I don't know how many days went by - maybe it was ten days.  The stranger on the phone called back.  The church secretary put the call through to my office.  This has to have been the worst phone call I ever received in my life.  I sadly told him point blank what I've just told you in this composition.  Remember; I was a Timothy.  I didn't have a lot of confidence.  I didn't want to disappoint or fail anyone.  I've been stopped a few times while driving by police officers who lectured me about the speed limit, or failure to make a complete stop; things like that.  A couple times I received hefty traffic tickets.  Those experiences were a joke compared to this phone call!  

"If you were sick, why didn't you call someone to go in your place?!  You couldn't do that?!"

I had no answer.  He didn't utter a single obscene or profane word.  Somehow, I think obscene or profane words would have been easier to hear than what the stranger on the phone said to me.  You may also wonder why I didn't seek out someone to go in my place.  At the time, that thought had never occurred to me.  Remember:  I'd have been asking someone to go to the hospital to minister to a man I didn't know and had never met; and that the request had come from a man over the phone from out-of-state whom I did not know and had not met.  It might not have been easy to have found a minister (even from the staff at Christian Life Center - Walpole) to go in my place.  But; we'll never know, will we?

At that point I promised myself I'd never let something like that happen again.  Believe it or not, after another twenty-five years of full-time ministry, and then fifteen years beyond full-time ministry something like that never did happen again!

Yes, this is the first time I've ever shared the story with anyone.  What do you think?  Is that a horrible story?  Do you supposed that old man in the hospital died and went to hell?  If so, was that my fault?  Did the stranger on the phone have the right to condemn me?  Was it all just some terrible accident that couldn't be helped?

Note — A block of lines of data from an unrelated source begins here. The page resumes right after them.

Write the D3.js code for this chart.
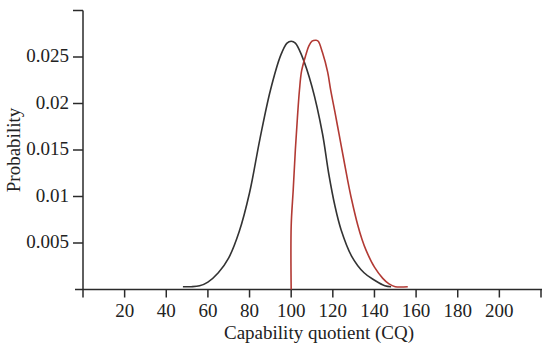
<!DOCTYPE html>
<html>
<head>
<meta charset="utf-8">
<script src="https://cdn.jsdelivr.net/npm/d3@7"></script>
<style>
  html, body { margin: 0; padding: 0; background: #fff; }
  svg { display: block; }
  text { font-family: "Liberation Serif", "Times New Roman", serif; fill: #222; }
</style>
</head>
<body>
<div id="chart"></div>
<script>
// general population (black)
const popCQ   = [48, 52, 56, 60, 65, 70, 75, 80, 85, 90, 95, 98, 100, 102, 105, 110, 115, 118, 121, 124, 129, 135, 140, 145, 148];
const popProb = [0.0003, 0.0003, 0.0004, 0.0008, 0.0018, 0.0034, 0.0062, 0.0104, 0.0162, 0.0214, 0.0252, 0.0265, 0.0267, 0.0265, 0.0252, 0.0218, 0.0168, 0.0125, 0.0090, 0.0064, 0.0036, 0.0018, 0.0010, 0.0004, 0.0003];

// selected group (red), cut off at CQ 100
const selCQ   = [100, 100, 101, 102, 103, 104, 105, 107, 108.5, 110, 112, 113, 115, 117.5, 119, 121, 123, 125, 127, 129, 132, 134, 136, 140, 144, 147, 150, 156];
const selProb = [0, 0.0068, 0.0108, 0.0150, 0.0185, 0.0215, 0.0235, 0.0252, 0.0262, 0.0267, 0.0268, 0.0267, 0.0255, 0.0234, 0.0214, 0.0191, 0.0167, 0.0143, 0.0119, 0.0097, 0.0069, 0.0054, 0.0042, 0.0024, 0.0012, 0.0006, 0.0003, 0.0003];

const xTicks = [20, 40, 60, 80, 100, 120, 140, 160, 180, 200, 220];
const yTicks = [0.005, 0.01, 0.015, 0.02, 0.025, 0.03];

(function initChart() {
  const width = 542, height = 350;
  const svg = d3.select('#chart').append('svg')
    .attr('width', width)
    .attr('height', height);

  const x = d3.scaleLinear().domain([0, 220]).range([83, 541]);
  const y = d3.scaleLinear().domain([0, 0.03]).range([289.5, 10.5]);

  const axisColor = '#2a2a2a';
  const g = svg.append('g');

  // axes lines (they run a bit past each other, like the original)
  g.append('line')
    .attr('x1', 75).attr('x2', width)
    .attr('y1', y(0)).attr('y2', y(0))
    .attr('stroke', axisColor).attr('stroke-width', 1.5);
  g.append('line')
    .attr('x1', x(0)).attr('x2', x(0))
    .attr('y1', y(0.03)).attr('y2', y(0) + 8)
    .attr('stroke', axisColor).attr('stroke-width', 1.5);

  // x ticks + labels
  const xt = g.append('g').selectAll('g').data(xTicks).join('g')
    .attr('transform', d => `translate(${x(d)},${y(0)})`);
  xt.append('line').attr('y2', 8).attr('stroke', axisColor).attr('stroke-width', 1.5);
  xt.filter(d => d <= 200).append('text')
    .attr('y', 27)
    .attr('text-anchor', 'middle')
    .attr('font-size', 19)
    .text(d => d);

  // y ticks + labels
  const yt = g.append('g').selectAll('g').data(yTicks).join('g')
    .attr('transform', d => `translate(${x(0)},${y(d)})`);
  yt.append('line').attr('x2', -10).attr('stroke', axisColor).attr('stroke-width', 1.5);
  yt.filter(d => d < 0.03).append('text')
    .attr('x', -14)
    .attr('y', 5)
    .attr('text-anchor', 'end')
    .attr('font-size', 19)
    .text(d => d3.format('')(+d.toFixed(3)));

  // axis titles
  svg.append('text')
    .attr('x', 319).attr('y', 339)
    .attr('text-anchor', 'middle')
    .attr('font-size', 19)
    .text('Capability quotient (CQ)');
  svg.append('text')
    .attr('transform', 'translate(20,150) rotate(-90)')
    .attr('text-anchor', 'middle')
    .attr('font-size', 19)
    .text('Probability');

  // curves
  const line = d3.line()
    .x(d => x(d[0]))
    .y(d => y(d[1]))
    .curve(d3.curveCatmullRom.alpha(0.5));

  g.append('path')
    .datum(d3.zip(popCQ, popProb))
    .attr('d', line)
    .attr('fill', 'none')
    .attr('stroke', '#333')
    .attr('stroke-width', 1.6);

  g.append('path')
    .datum(d3.zip(selCQ, selProb))
    .attr('d', line)
    .attr('fill', 'none')
    .attr('stroke', '#b23a34')
    .attr('stroke-width', 1.6);
})();
</script>
</body>
</html>
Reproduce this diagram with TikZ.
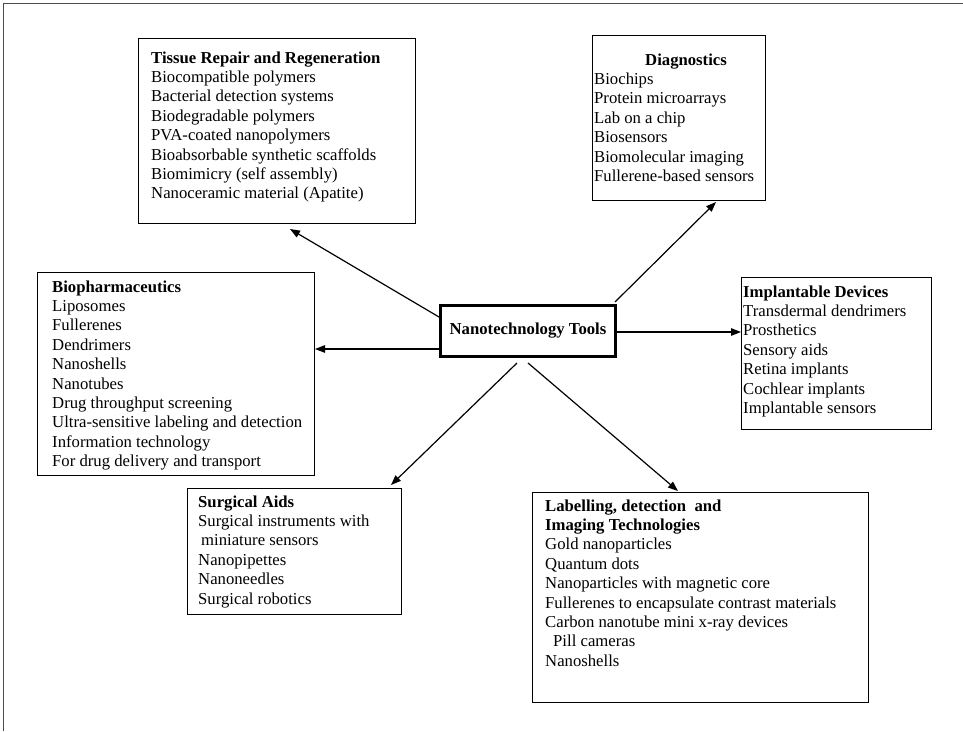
\documentclass[tikz,border=0pt]{standalone}
\usepackage{fontspec}
\setmainfont{Liberation Serif}
\usetikzlibrary{arrows.meta,calc}
\begin{document}
\begin{tikzpicture}[x=1pt,y=-1pt,
  box/.style={draw=black, line width=1.1pt, anchor=north west, inner sep=0pt},
  txt/.style={anchor=north west, inner sep=0pt, align=left, font=\fontsize{16.7}{19.4}\selectfont},
  arr/.style={line width=1.2pt, -{Triangle[length=10pt,width=7.5pt]}}]
\useasboundingbox (0,0) rectangle (963,731);
\draw[line width=1pt, black!70] (3,731) -- (3,3) -- (963,3);

% boxes
\node[box, minimum width=277pt, minimum height=185pt] (tissue) at (138,38) {};
\node[box, minimum width=173pt, minimum height=165pt] (diag) at (592,35) {};
\node[box, minimum width=277pt, minimum height=203pt] (bio) at (37,272) {};
\node[box, minimum width=190pt, minimum height=152pt] (impl) at (741,277) {};
\node[box, minimum width=214pt, minimum height=126pt] (surg) at (187,488) {};
\node[box, minimum width=336pt, minimum height=210pt] (lab) at (532,492) {};

\node[draw=black, line width=3pt, minimum width=175pt, minimum height=51pt, inner sep=0pt,
  font=\fontsize{16.7}{19.4}\selectfont\bfseries] (center) at (528,330.5) {Nanotechnology Tools};

% texts
\node[txt] (tissueT) at (151,49.4) {\strut\textbf{Tissue Repair and Regeneration}\\Biocompatible polymers\\Bacterial detection systems\\Biodegradable polymers\\PVA-coated nanopolymers\\Bioabsorbable synthetic scaffolds\\Biomimicry (self assembly)\\Nanoceramic material (Apatite)};
\node[txt] (diagT) at (594,51.4) {\strut\hspace*{51pt}\textbf{Diagnostics}\\Biochips\\Protein microarrays\\Lab on a chip\\Biosensors\\Biomolecular imaging\\Fullerene-based sensors};
\node[txt] (bioT) at (52,278.4) {\strut\textbf{Biopharmaceutics}\\Liposomes\\Fullerenes\\Dendrimers\\Nanoshells\\Nanotubes\\Drug throughput screening\\Ultra-sensitive labeling and detection\\Information technology\\For drug delivery and transport};
\node[txt] (implT) at (743,283.4) {\strut\textbf{Implantable Devices}\\Transdermal dendrimers\\Prosthetics\\Sensory aids\\Retina implants\\Cochlear implants\\Implantable sensors};
\node[txt] (surgT) at (198,493.4) {\strut\textbf{Surgical Aids}\\Surgical instruments with\\\hspace*{3pt}miniature sensors\\Nanopipettes\\Nanoneedles\\Surgical robotics};
\node[txt] (labT) at (545,497.4) {\strut\textbf{Labelling, detection \ and}\\\textbf{Imaging Technologies}\\Gold nanoparticles\\Quantum dots\\Nanoparticles with magnetic core\\Fullerenes to encapsulate contrast materials\\Carbon nanotube mini x-ray devices\\\hspace*{8pt}Pill cameras\\Nanoshells};

% connector end points
\coordinate (sT) at (439,317);   \coordinate (eT) at (290,229);
\coordinate (sD) at (615,302);   \coordinate (eD) at (716,202);
\coordinate (sB) at (439,349);   \coordinate (eB) at (315,349);
\coordinate (sI) at (617,332);   \coordinate (eI) at (741,332);
\coordinate (sS) at (517,363);   \coordinate (eS) at (391,485);
\coordinate (sL) at (528,363);   \coordinate (eL) at (678,491);

\draw[arr] (sT) -- (eT);
\draw[arr] (sD) -- (eD);
\draw[arr] (sB) -- (eB);
\draw[arr] (sI) -- (eI);
\draw[arr] (sS) -- (eS);
\draw[arr] (sL) -- (eL);
\end{tikzpicture}
\end{document}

Readers, this is what "real life" ministry is like.  It's possible that had that incident happened twenty years later I would have handled it differently.  In fact, I probably would have handled that differently at 50 than at 30.  I know someone will post a comment saying "You've got to forgive yourself!"  I think I have.  If I hadn't forgiven myself, I don't think I could have done another twenty-five years of full-time ministry.  And from those years of ministry did come many wonderful victories and success stories.  This one's been in the closet for over forty years.